- Dublin City Schools
Board Takes First Step Toward a Levy on the November Ballot
On Thursday, July 6, at a special meeting of the Dublin City School District’s Board of Education, the Board unanimously approved a resolution to initiate placing a bond and operating levy on the November ballot. The resolution combines a no-new millage $145 million bond issue with a 7.9-mill operating levy, allowing the district to address enrollment growth and increasing expenses.
The district was last on the ballot in 2018, when voters approved the combination of a no-new millage $195 million bond issue and 2-mill permanent improvement levy, and 5.9-mill operating levy. The revenue generated from the strong support of voters in 2018 has helped Dublin City Schools maintain its status as a top-ranked district in Ohio. In addition to sustaining operations, the issue provided the resources needed to construct three new school buildings, centralize preschool, and add two-wings to Jerome High School. The opening of Hopewell Elementary and Abraham Depp Elementary in 2020 and Eversole Run Middle School in 2021 alleviated enrollment growth, allowing the district to prioritize safety and learning.
As development in the district's northwest quadrant has moved forward, more students are enrolling. Abraham Depp Elementary is already at capacity, with projections showing their enrollment doubling within the next five years. Twelve modular classrooms were added to the campus earlier this year as a temporary solution to accommodate more students.
The growth is not limited to Abraham Depp Elementary. A recent study by Cooperative Strategies shows that Dublin City Schools is projected to grow by an average of 270 students annually through 2032. “Dublin is a destination school district,” shared Superintendent Dr. John Marschhausen. “Not only are we seeing new housing developments in the northern portion of the district, but there are now active conversations for new housing options in the southeastern portion of the district as well. The growth is coming, and it is our responsibility to plan ahead.”
“Under the current Ohio law and school funding model, we don’t experience matching growth in revenue with additional students or increased property valuations,” explained Brian Kern, Treasurer and CFO for Dublin City Schools. While the district works to explain the impact of new housing with the multiple municipalities its students reside in, including Union County and the City of Columbus, the reality is those residential housing developments are and will continue to be constructed. “We communicate regularly with Union County and Jerome Township to share the real impact of the residential housing developments going up in our northern district boundaries, and we will continue to do so even with the passage of a levy. Regardless of where students live, we take pride in having the responsibility to provide them a quality education and excellent student experience, and we want that to continue for all Dublin City Schools students.”

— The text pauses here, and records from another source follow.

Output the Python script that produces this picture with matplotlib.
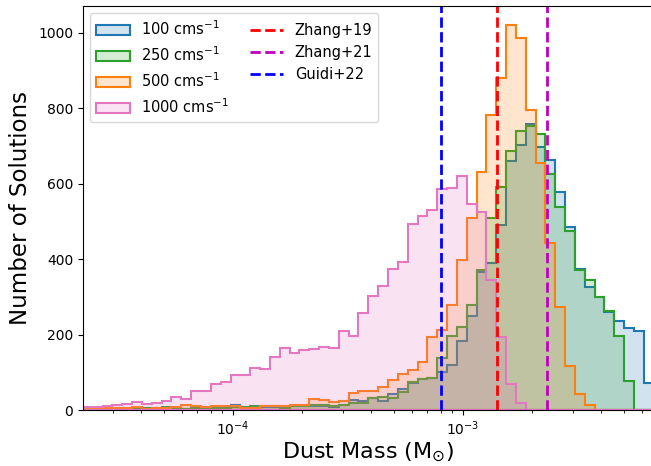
import numpy as np
import matplotlib
matplotlib.use("Agg")
import matplotlib.pyplot as plt
from matplotlib.colors import to_rgba

# log-spaced bin edges (log10 of first edge, bin width in dex, number of bins)
log_lo = -4.6524
dlog = 0.042783
n_bins = 58
edges = 10 ** (log_lo + dlog * np.arange(n_bins + 1))
centers = np.sqrt(edges[:-1] * edges[1:])

labels = ['100 cms$^{-1}$', '250 cms$^{-1}$', '500 cms$^{-1}$', '1000 cms$^{-1}$']
colors = ['tab:blue', 'tab:green', 'tab:orange', 'tab:pink']

counts_100 = [1, 2, 2, 3, 6, 4, 4, 3, 5, 4,
              3, 5, 5, 6, 5, 14, 5, 7, 7, 8,
              8, 10, 10, 10, 10, 7, 13, 27, 25, 33,
              25, 42, 55, 71, 82, 86, 102, 118, 183, 249,
              365, 389, 491, 661, 703, 759, 698, 663, 579, 485,
              373, 325, 299, 259, 237, 217, 210, 72]
counts_250 = [2, 2, 3, 3, 3, 4, 4, 5, 7, 6,
              3, 5, 6, 5, 5, 8, 7, 11, 11, 10,
              4, 10, 11, 13, 13, 11, 13, 18, 19, 33,
              35, 33, 49, 73, 82, 86, 137, 196, 221, 279,
              370, 510, 590, 686, 740, 752, 732, 625, 539, 475,
              371, 345, 299, 263, 197, 78, 0, 0]
counts_500 = [2, 2, 4, 4, 4, 8, 3, 4, 6, 7,
              12, 10, 9, 10, 10, 11, 4, 4, 10, 11,
              11, 12, 12, 28, 27, 22, 25, 46, 50, 50,
              60, 80, 95, 107, 127, 193, 213, 279, 398, 508,
              632, 782, 880, 1020, 986, 796, 655, 444, 274, 117,
              42, 13, 0, 0, 0, 0, 0, 0]
counts_1000 = [7, 7, 10, 14, 15, 21, 16, 19, 25, 35,
               30, 51, 51, 69, 74, 92, 92, 112, 108, 140,
               164, 150, 160, 162, 168, 164, 210, 195, 256, 301,
               329, 373, 392, 493, 513, 531, 585, 588, 621, 546,
               526, 344, 193, 69, 18, 0, 0, 0, 0, 0,
               0, 0, 0, 0, 0, 0, 0, 0]
series = [counts_100, counts_250, counts_500, counts_1000]

ref_names = ['Zhang+19', 'Zhang+21', 'Guidi+22']
ref_values = [1.41e-3, 2.32e-3, 8.0e-4]
ref_colors = ['r', 'm', 'b']

W, H = 651, 466
fig = plt.figure(figsize=(W / 100, H / 100), dpi=100)
ax = fig.add_axes([82.9 / W, 1 - 410 / H, (653.7 - 82.9) / W, (410 - 6) / H])

for cnt, lab, col in zip(series, labels, colors):
    ax.hist(centers, bins=edges, weights=cnt, histtype='stepfilled',
            facecolor=to_rgba(col, 0.2), edgecolor=col, linewidth=1.5, label=lab)

for name, val, col in zip(ref_names, ref_values, ref_colors):
    ax.axvline(val, color=col, linestyle='--', linewidth=2, label=name)

ax.set_xscale('log')
ax.set_xlim(edges[0], edges[-1])
ax.set_ylim(0, 1071)
ax.set_yticks([0, 200, 400, 600, 800, 1000])
ax.tick_params(labelsize=10)
ax.set_xlabel('Dust Mass (M$_{\\odot}$)', fontsize=16, labelpad=2)
ax.set_ylabel('Number of Solutions', fontsize=16.5)
ax.legend(loc='upper left', ncol=2, fontsize=10.5, handlelength=2.3,
          columnspacing=1.4)

fig.savefig('out.png', dpi=100)
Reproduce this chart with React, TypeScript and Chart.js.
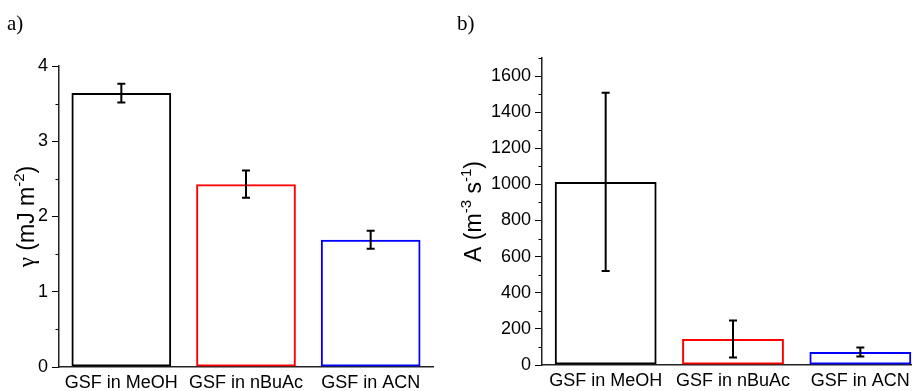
import React, { useEffect, useRef } from 'react';
import { Chart, registerables } from 'chart.js';

Chart.register(...registerables);

const categories = ['GSF in MeOH', 'GSF in nBuAc', 'GSF in ACN'];
const gammaValues = [3.64, 2.43, 1.69];
const gammaErrors = [0.125, 0.18, 0.12];
const rateValues = [1014, 144, 72];
const rateErrors = [493, 103, 25];
const barColors = ['#000000', '#ff0000', '#0000ff'];

const SANS = '"Liberation Sans", Arial, sans-serif';
const SERIF = '"Liberation Serif", "Times New Roman", serif';

type Seg = { t: string; font: string; rise?: number };

function makeDecor(opts: {
  errors: number[];
  minorStart: number;
  majorStep: number;
  yMax: number;
  title: Seg[];
  titleX: number;
  label: string;
  labelX: number;
  labelY: number;
}) {
  return {
    id: 'decor',
    afterDraw(chart: any) {
      const ctx = chart.ctx;
      const y = chart.scales.y;
      const area = chart.chartArea;
      ctx.save();
      // minor ticks
      ctx.strokeStyle = '#000';
      ctx.lineWidth = 1;
      for (let v = opts.minorStart; v <= opts.yMax + 1e-9; v += opts.majorStep) {
        const py = Math.round(y.getPixelForValue(v)) + 0.5;
        ctx.beginPath();
        ctx.moveTo(area.left - 3.5, py);
        ctx.lineTo(area.left, py);
        ctx.stroke();
      }
      // error bars
      const meta = chart.getDatasetMeta(0);
      const data = chart.data.datasets[0].data as number[];
      ctx.lineWidth = 2;
      ctx.strokeStyle = '#000';
      meta.data.forEach((bar: any, i: number) => {
        const top = y.getPixelForValue(data[i] + opts.errors[i]);
        const bot = y.getPixelForValue(data[i] - opts.errors[i]);
        const x = bar.x;
        ctx.beginPath();
        ctx.moveTo(x, top);
        ctx.lineTo(x, bot);
        ctx.moveTo(x - 4, top);
        ctx.lineTo(x + 4, top);
        ctx.moveTo(x - 4, bot);
        ctx.lineTo(x + 4, bot);
        ctx.stroke();
      });
      // axis title
      ctx.fillStyle = '#000';
      ctx.textBaseline = 'middle';
      ctx.textAlign = 'left';
      let total = 0;
      opts.title.forEach((s) => {
        ctx.font = s.font;
        total += ctx.measureText(s.t).width;
      });
      ctx.translate(opts.titleX, (area.top + area.bottom) / 2);
      ctx.rotate(-Math.PI / 2);
      let cx = -total / 2;
      opts.title.forEach((s) => {
        ctx.font = s.font;
        ctx.fillText(s.t, cx, -(s.rise || 0));
        cx += ctx.measureText(s.t).width;
      });
      ctx.setTransform(1, 0, 0, 1, 0, 0);
      // panel label
      ctx.font = `21px ${SERIF}`;
      ctx.textBaseline = 'middle';
      ctx.fillText(opts.label, opts.labelX, opts.labelY);
      ctx.restore();
    },
  };
}

function makeConfig(p: {
  values: number[];
  errors: number[];
  yMax: number;
  step: number;
  yWidth: number;
  xHeight: number;
  padTop: number;
  padRight: number;
  title: Seg[];
  titleX: number;
  label: string;
  labelX: number;
}) {
  const font = { family: SANS, size: 18 };
  return {
    type: 'bar' as const,
    data: {
      labels: categories,
      datasets: [
        {
          data: p.values,
          backgroundColor: 'rgba(255,255,255,0)',
          borderColor: barColors,
          borderWidth: 2,
          borderSkipped: false,
          barPercentage: 0.8,
          categoryPercentage: 1,
        },
      ],
    },
    options: {
      animation: false as const,
      responsive: false,
      layout: { padding: { left: 0, right: p.padRight, top: p.padTop, bottom: 0 } },
      plugins: { legend: { display: false }, tooltip: { enabled: false }, title: { display: false } },
      scales: {
        x: {
          grid: { display: false, drawTicks: false, tickLength: 0 },
          border: { display: true, color: '#222', width: 1.5 },
          ticks: { color: '#000', font, padding: 5, maxRotation: 0, autoSkip: false },
          afterFit: (s: any) => {
            s.height = p.xHeight;
          },
        },
        y: {
          min: 0,
          max: p.yMax,
          grid: { display: true, drawOnChartArea: false, drawTicks: true, tickLength: 7, color: '#000', tickWidth: 1 },
          border: { display: true, color: '#222', width: 1.5 },
          ticks: {
            stepSize: p.step,
            includeBounds: false,
            color: '#000',
            font,
            padding: 4,
            callback: (v: any) => String(v),
          },
          afterFit: (s: any) => {
            s.width = p.yWidth;
          },
        },
      },
    },
    plugins: [
      makeDecor({
        errors: p.errors,
        minorStart: p.step / 2,
        majorStep: p.step,
        yMax: p.yMax,
        title: p.title,
        titleX: p.titleX,
        label: p.label,
        labelX: p.labelX,
        labelY: 24,
      }),
    ],
  };
}

function Panel(props: { left: number; width: number; config: any }) {
  const ref = useRef<HTMLCanvasElement | null>(null);
  useEffect(() => {
    if (!ref.current) return;
    const chart = new Chart(ref.current, props.config);
    return () => chart.destroy();
  }, []);
  return (
    <canvas
      ref={ref}
      width={props.width}
      height={391}
      style={{ position: 'absolute', left: props.left, top: 0, width: props.width, height: 391 }}
    />
  );
}

export default function App() {
  const main = `23px ${SANS}`;
  const sup = `15px ${SANS}`;
  const configA = makeConfig({
    values: gammaValues,
    errors: gammaErrors,
    yMax: 4,
    step: 1,
    yWidth: 59,
    xHeight: 24,
    padTop: 66,
    padRight: 27,
    title: [
      { t: 'γ', font: `23px ${SERIF}` },
      { t: ' (mJ m', font: main },
      { t: '-2', font: sup, rise: 8 },
      { t: ')', font: main },
    ],
    titleX: 28,
    label: 'a)',
    labelX: 7,
  });
  const configB = makeConfig({
    values: rateValues,
    errors: rateErrors,
    yMax: 1700,
    step: 200,
    yWidth: 92,
    xHeight: 26,
    padTop: 58,
    padRight: 16,
    title: [
      { t: 'A (m', font: main },
      { t: '-3', font: sup, rise: 8 },
      { t: ' s', font: main },
      { t: '-1', font: sup, rise: 8 },
      { t: ')', font: main },
    ],
    titleX: 25,
    label: 'b)',
    labelX: 7,
  });
  return (
    <div
      style={{
        position: 'absolute',
        left: 0,
        top: 0,
        width: 912,
        height: 391,
        overflow: 'hidden',
        background: '#fff',
      }}
    >
      <Panel left={0} width={460} config={configA} />
      <Panel left={450} width={490} config={configB} />
    </div>
  );
}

Board President, Mr. Chris Valentine, knows that any request for funding is a big ask for the taxpayers in our community. “Dublin invests in our children. We take each levy request seriously. With 85% of our operating budget being salary and benefits, levies pay the salaries of the incredible teachers and support staff we have in this district. These are the people directly providing and supporting an outstanding educational experience for our kids,” he shared.
Lindsay Gillis, Board Vice President, agrees. “Since 2018, the district has worked hard to stretch every dollar while keeping up with rapid growth and increasing student needs. The addition at Jerome is an example of how we were able to provide students with almost 70,000 square feet of new permanent classroom space so that they no longer have to use aging modular classrooms. But even with the new addition, it now appears to be a short-term solution. Fortunately, each levy is an opportunity, as a community, to understand how we can best meet the needs of our students. As we grow, flexibility, communication, and community support are critical.”
The Board of Education plans to take the second step to officially place the request on the November ballot at its next meeting, currently scheduled for Monday, July 17.
“We are going to be intentional in how we communicate with our voters. The district will share the budget and enrollment facts with our community. The Board will be transparent on what will happen if the issue passes and what will need to be reduced if the issue is rejected by the voters,” explains Marschhausen. “We’ve waited as long as possible, overcoming a global pandemic in the process, before seeking additional revenue. Now is the time.”